Friday, August 7, 2009

Sia McKye's Book Reviews: Mr. Charming

Jennifer Sumner is a single mom with a secret past. At the request of her brother, lead investigator on the case, she takes in a wealthy playboy who is pretending to be dead. Jennifer walks a fine line as she struggles with the press, who can expose both the playboy and her troubled past, the playboy who threatens her lonely heart, and the killer who now wants them both dead. Can her brother catch the killer before her hard earned life come crashing down around her?

I enjoy reading verious genres, I've made no bones about the fact I love romance. I've always been a reader and a voracious one at that. One the perks of having a blog about writers and authors, is the joy of reading their books.

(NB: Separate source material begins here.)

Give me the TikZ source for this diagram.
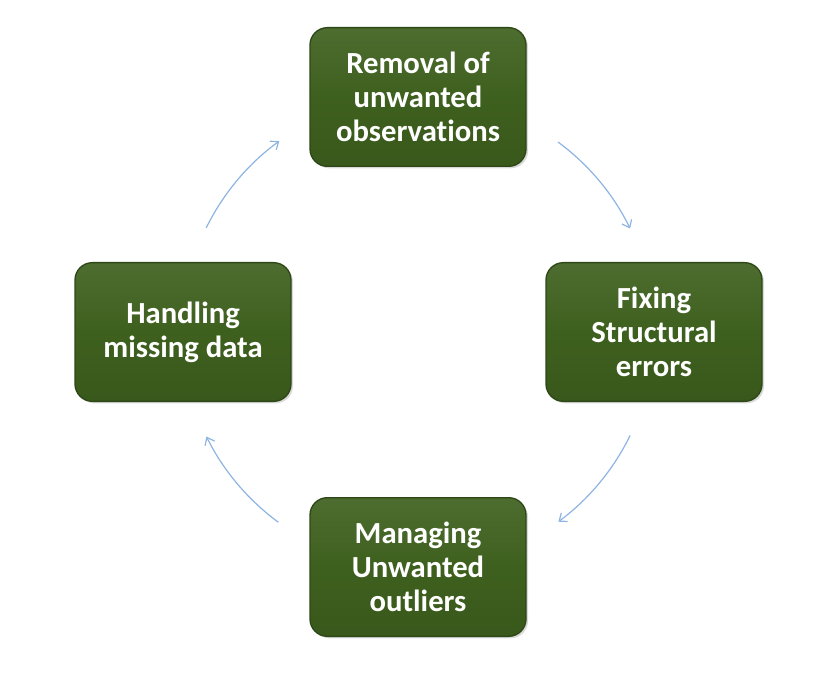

I recently had the opportunity to read an ARC of Nancy Parra's Mr Charming. I loved it and read it in a day. Her writing has a way of not only capturing your interest but keeping it. I kept thinking, okay, I'll just finish this chapter and then I'll go start the laundry and clean the kitchen. Let me tell you, the kitchen and laundry did not get done until the afternoon. As soon as my chores were done, dinner fixed, and I fed my family, I went back into my office and read the rest of the book.

My take on Mr. Charming:

  • Wonderful storyline, strong, believable characters a reader can connect with. The dialog was good and realistic; the story was fast paced, had a well developed element of suspense, and a satisfying ending. I liked the fact Nancy had as a secondary character, a child and one who reacted true to his age with his dialog and line of thinking.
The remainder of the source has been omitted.